Charlie the Chump says:
28 June 2011

Isn't it ironic that an institution that planned to end repeated wars between European countries might actually precipitate exactly that outcome?

Cliff says:
29 June 2011

Repeal all or most of laws emanating from a one size fits all mentality and cutting the organisation off from the knees down i.e. drastically reducing the bureaucracy the central committee the parliament and all other pseudo state building nonsense

The Voice of Reason II says:
16 July 2011

Part un Corin sadly has it right and so does Richard Calhoun. Interesting you have it in for Marine Le Penn. Obviously most French people are mad to think she has something to offer -or are they? I was intrigued when I came across her recently and so have done some serious digging. She has refuted her own father's extreme views and moderated the party's lines on many things. She is daily growing in stature with ordinary French people.

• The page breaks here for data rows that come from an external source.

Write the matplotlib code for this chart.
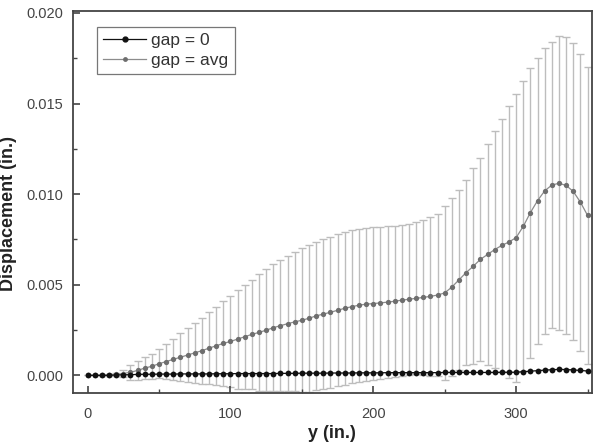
import matplotlib
matplotlib.use("Agg")
import matplotlib.pyplot as plt
from matplotlib.ticker import MultipleLocator

plt.rcParams['font.family'] = ['Liberation Sans', 'DejaVu Sans']

y_pos = list(range(0, 355, 5))

gap0 = [0, 0, 0, 0, 0.00002, 0.00003, 0.00004, 0.00005, 0.00006, 0.00006,
        0.00007, 0.00007, 0.00007, 0.00008, 0.00008, 0.00008, 0.00008, 0.00008, 0.00009, 0.00009,
        0.00009, 0.0001, 0.0001, 0.0001, 0.0001, 0.0001, 0.0001, 0.00011, 0.00011, 0.00011,
        0.00012, 0.00012, 0.00012, 0.00012, 0.00013, 0.00013, 0.00013, 0.00013, 0.00014, 0.00014,
        0.00014, 0.00014, 0.00015, 0.00015, 0.00015, 0.00015, 0.00015, 0.00015, 0.00015, 0.00015,
        0.00016, 0.00016, 0.00016, 0.00016, 0.00016, 0.00016, 0.00016, 0.00016, 0.00017, 0.00017,
        0.00017, 0.0002, 0.00023, 0.00026, 0.00029, 0.00031, 0.00033, 0.00032, 0.0003, 0.00027,
        0.00024]

gap_avg = [0, 0, 0.00001, 0.00002, 0.00005, 0.0001, 0.00017, 0.00027, 0.0004, 0.0005,
           0.00064, 0.00076, 0.00088, 0.001, 0.00112, 0.00124, 0.00136, 0.0015, 0.00163, 0.00176,
           0.00187, 0.002, 0.00213, 0.00226, 0.00237, 0.00249, 0.00263, 0.00274, 0.00285, 0.00295,
           0.00304, 0.00315, 0.00328, 0.00338, 0.00348, 0.00359, 0.0037, 0.00379, 0.00387, 0.00393,
           0.00396, 0.004, 0.00404, 0.00409, 0.00415, 0.0042, 0.00425, 0.0043, 0.00436, 0.00443,
           0.00455, 0.00487, 0.00527, 0.00567, 0.00602, 0.0064, 0.00667, 0.00694, 0.00717, 0.00736,
           0.0076, 0.00822, 0.00898, 0.00964, 0.01018, 0.0105, 0.0106, 0.01048, 0.01015, 0.00956,
           0.00883]

gap_avg_err = [0, 0, 0.00002, 0.00005, 0.0001, 0.0002, 0.0004, 0.00053, 0.0006, 0.0007,
               0.0008, 0.00097, 0.00113, 0.00133, 0.00148, 0.00166, 0.00183, 0.00198, 0.00214, 0.00236,
               0.00253, 0.00273, 0.00288, 0.00302, 0.00324, 0.00337, 0.00352, 0.00363, 0.00372, 0.00384,
               0.00397, 0.00406, 0.0041, 0.00413, 0.00417, 0.00419, 0.00423, 0.00423, 0.00422, 0.00422,
               0.00422, 0.0042, 0.0042, 0.00417, 0.00416, 0.00416, 0.0042, 0.00427, 0.00437, 0.00448,
               0.0048, 0.0049, 0.00495, 0.0051, 0.0054, 0.0056, 0.0061, 0.00652, 0.00698, 0.0075,
               0.00794, 0.008, 0.008, 0.0079, 0.0079, 0.0079, 0.0081, 0.0082, 0.0082, 0.0082,
               0.0082]

x_ticks = [0, 100, 200, 300]
y_ticks = [0.000, 0.005, 0.010, 0.015, 0.020]

fig = plt.figure(figsize=(5.93, 4.45), dpi=100)
ax = fig.add_axes([0.123, 0.117, 0.875, 0.858])

eb = ax.errorbar(y_pos, gap_avg, yerr=gap_avg_err, fmt='none', ecolor='#bdbdbd',
                 elinewidth=1.0, capsize=3, capthick=1.0, zorder=1)
for cap in eb[1]:
    cap.set_color('#a0a0a0')

ax.plot(y_pos, gap_avg, '-', color='#8c8c8c', linewidth=0.9, zorder=2)
ax.plot(y_pos, gap_avg, 'o', color='#6e6e6e', markersize=3.8, markeredgewidth=0, zorder=3)
ax.plot(y_pos, gap0, '-', color='#111111', linewidth=0.9, zorder=4)
ax.plot(y_pos, gap0, 'o', color='#111111', markersize=4.2, markeredgewidth=0, zorder=5)

# legend proxies
h1, = ax.plot([], [], '-o', color='#111111', linewidth=0.9, markersize=3.5, label='gap = 0')
h2, = ax.plot([], [], '-o', color='#8c8c8c', markerfacecolor='#6e6e6e', markeredgewidth=0,
              linewidth=0.9, markersize=3.5, label='gap = avg')
leg = ax.legend(handles=[h1, h2], loc='upper left', bbox_to_anchor=(0.046, 0.958),
                borderaxespad=0, fontsize=12.5, frameon=True, fancybox=False,
                edgecolor='#555555', handlelength=2.5, handletextpad=0.3,
                borderpad=0.35, labelspacing=0.25, labelcolor='#333333')
leg.get_frame().set_linewidth(0.9)

ax.set_xlim(-10.2, 353)
ax.set_ylim(-0.00097, 0.0201)
ax.set_xticks(x_ticks)
ax.set_yticks(y_ticks)
ax.set_yticklabels([f"{v:.3f}" for v in y_ticks])
ax.xaxis.set_minor_locator(MultipleLocator(50))
ax.yaxis.set_minor_locator(MultipleLocator(0.0025))

for s in ax.spines.values():
    s.set_color('#444444')
    s.set_linewidth(1.3)

ax.tick_params(which='both', direction='in', colors='#444444', labelcolor='#444444',
               top=False, right=False)
ax.tick_params(which='major', length=5, width=1.2, labelsize=10.5)
ax.tick_params(which='minor', length=3, width=1.0)
ax.tick_params(axis='x', which='major', pad=10)
ax.tick_params(axis='y', which='major', pad=7)

ax.set_xlabel('y (in.)', fontsize=13, fontweight='bold', color='#222222', labelpad=3)
ax.set_ylabel('Displacement (in.)', fontsize=13, fontweight='bold', color='#222222')
ax.yaxis.set_label_coords(-0.108, 0.47)

fig.savefig('out.png', dpi=100)
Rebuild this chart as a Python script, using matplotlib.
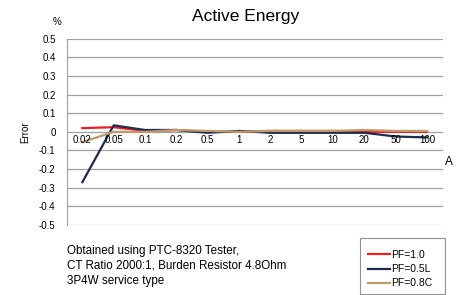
import numpy as np
import matplotlib.pyplot as plt
from matplotlib.patches import Rectangle

plt.rcParams['font.family'] = ['Liberation Sans', 'DejaVu Sans']

currents = ['0.02', '0.05', '0.1', '0.2', '0.5', '1', '2', '5', '10', '20', '50', '100']
pf_10 = [0.02, 0.025, 0.005, 0.01, 0.0, 0.0, 0.005, 0.005, 0.005, 0.0, 0.0, 0.0]
pf_05l = [-0.27, 0.035, 0.01, 0.01, -0.005, 0.005, -0.005, -0.005, -0.005, -0.005, -0.025, -0.03]
pf_08c = [-0.055, 0.0, 0.0, 0.01, 0.005, 0.0, 0.005, 0.005, 0.005, 0.01, 0.005, 0.005]
yticks = [0.5, 0.4, 0.3, 0.2, 0.1, 0, -0.1, -0.2, -0.3, -0.4, -0.5]

W, H = 457, 295
fig = plt.figure(figsize=(W / 100, H / 100), dpi=100)
ax = fig.add_axes([66.7 / W, 1 - 225 / H, 376 / W, 186.3 / H])

x = np.arange(len(currents))
ax.plot(x, pf_10, color='#ee1c25', lw=1.6, label='PF=1.0')
ax.plot(x, pf_05l, color='#1c2b4e', lw=1.6, label='PF=0.5L')
ax.plot(x, pf_08c, color='#c09a6b', lw=1.6, label='PF=0.8C')

ax.set_xlim(-0.5, len(currents) - 0.5)
ax.set_ylim(-0.5, 0.5)
ax.set_yticks(yticks)
ax.set_yticklabels([str(v) for v in yticks], fontsize=7)
ax.tick_params(axis='y', length=0, pad=8)
ax.set_xticks([])
ax.grid(axis='y', color='#a0a0a0', lw=0.9)
ax.set_axisbelow(True)
for s in ['top', 'right', 'bottom']:
    ax.spines[s].set_visible(False)
ax.spines['left'].set_color('#a0a0a0')

for i, c in enumerate(currents):
    ax.text(i, -0.015, c, ha='center', va='top', fontsize=7)

fig.text(246 / W, 1 - 17 / H, 'Active Energy', ha='center', va='center', fontsize=12.5)
ax.set_ylabel('Error', fontsize=7, labelpad=6)
fig.text(57 / W, 1 - 22 / H, '%', ha='center', va='center', fontsize=7)
fig.text(449 / W, 1 - 162 / H, 'A', ha='center', va='center', fontsize=8.5)

notes = ['Obtained using PTC-8320 Tester,',
         'CT Ratio 2000:1, Burden Resistor 4.8Ohm',
         '3P4W service type']
for yy, t in zip([251, 266, 281], notes):
    fig.text(67 / W, 1 - yy / H, t, fontsize=8.4, va='center')

fig.patches.append(Rectangle((360 / W, 0.002), 85 / W, (H - 238) / H - 0.002,
                             transform=fig.transFigure, fill=False,
                             edgecolor='#909090', lw=0.8))
fig.legend(loc='upper left', bbox_to_anchor=(368 / W, 1 - 250 / H), fontsize=7.5,
           frameon=False, handlelength=2.1, handletextpad=0.1, labelspacing=0.4,
           borderpad=0, borderaxespad=0)

fig.savefig('out.png', dpi=100)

The Voice of Reason II says:
16 July 2011

Part deux She's a bit like the French version of 'The amazing Mrs Pritchard' and don't deceive yourself that her version of returning France to the French lacks large scale appeal as it would do in this country if we had someone of a similar 'larger than life' character who openly rejects extreme racial intolerance but espouses a return to better times. Plainly you can't wind a clock backwards but you can remove laws and legislation that moved it in one direction only.

John says:
19 July 2011

I am not convinced that politically independent countries in Europe would go back to fighting - either politically or with arms. Nations change - on the world scene Germany and Japan are two examples of countries which made a determined break with a fascist past. Nor am I convinced that decentralisation will lead to increased power for extreme parties - rather the opposite I should have thought. As far as I can see the only problem with the collapse of the EU will be how to re-employ a lot of bureaucrats.